Scheduling doesn't have to be static.
You can define an algorithm that scales to any architecture, and that
favors processor usage, minimum migration between cores, keeping tasks
that interact a lot together close, or whatever depending on what works
best for your application.

That scheduling algorithm could simply be a way to map a tree of tasks
to a tree of processors, with some code triggered for some events (a
processor is idle, some new tasks have been created, etc.)
Task hierarchy defines task affinity, and topology hierarchy defines
nested NUMA nodes, SMP, Multi-core, and SMT units (Hyperthreading).

Such platforms already exist, at least in research.
That's imagining a hierarchical topology and hierarchical tasks. Which
is not always relevant since topologies often form graphs, but the
abstraction is practical enough.

>
> Mathias Gaunard-2 wrote:
>> As for heterogeneous architectures, this is of course an open problem
>> that C++ cannot solve because you cannot predict which piece of code
>> will be faster on which processor.
>> But I don't think C++-like languages are unable to do parallelization
>> well on heterogeneous architectures, even those with NUMA effects.

Ok, there is a problem here: I meant "I don't think C++-like language
are unable to do parallelization well on *homogeneous* architectures,
even those with NUMA effects".
Sorry for the confusion.

> But even if you aim at non-portable code, C++ is a poor at expressing
> parallel code for many other reasons:
> - Threads are heavy-weight

Only if you make them so.
Kernel threads are fairly heavyweight, especially since you don't have
much control over them, but user-level threads can be very lightweight.
There is nothing inherently heavyweight about a "task". Well, except its
stack, but that's more of a memory usage problem.

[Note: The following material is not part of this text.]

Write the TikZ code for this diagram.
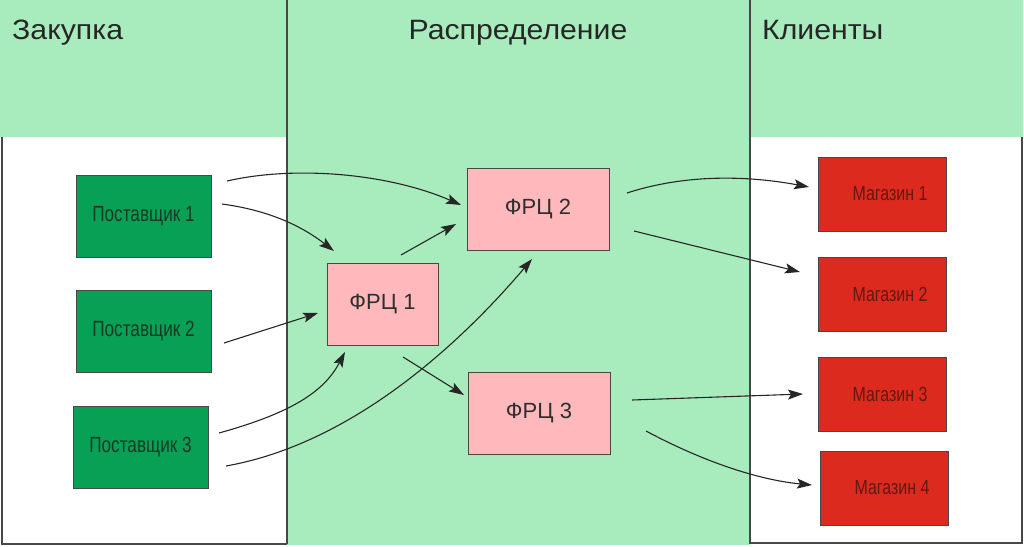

> and difficult to program with (dead locks, race
> conditions, indeterminism, composability problems)

There are many problems with using shared memory concurrency, yes.
There are other patterns though.

Anyway here we were discussing about defining all tasks that can be
parallelized as potentially-parallelizable and have a library
parallelize them or not and schedule them well so that parallelization
doesn't hurt more than it helps.
Concurrency is kind of a different problem, I'd say.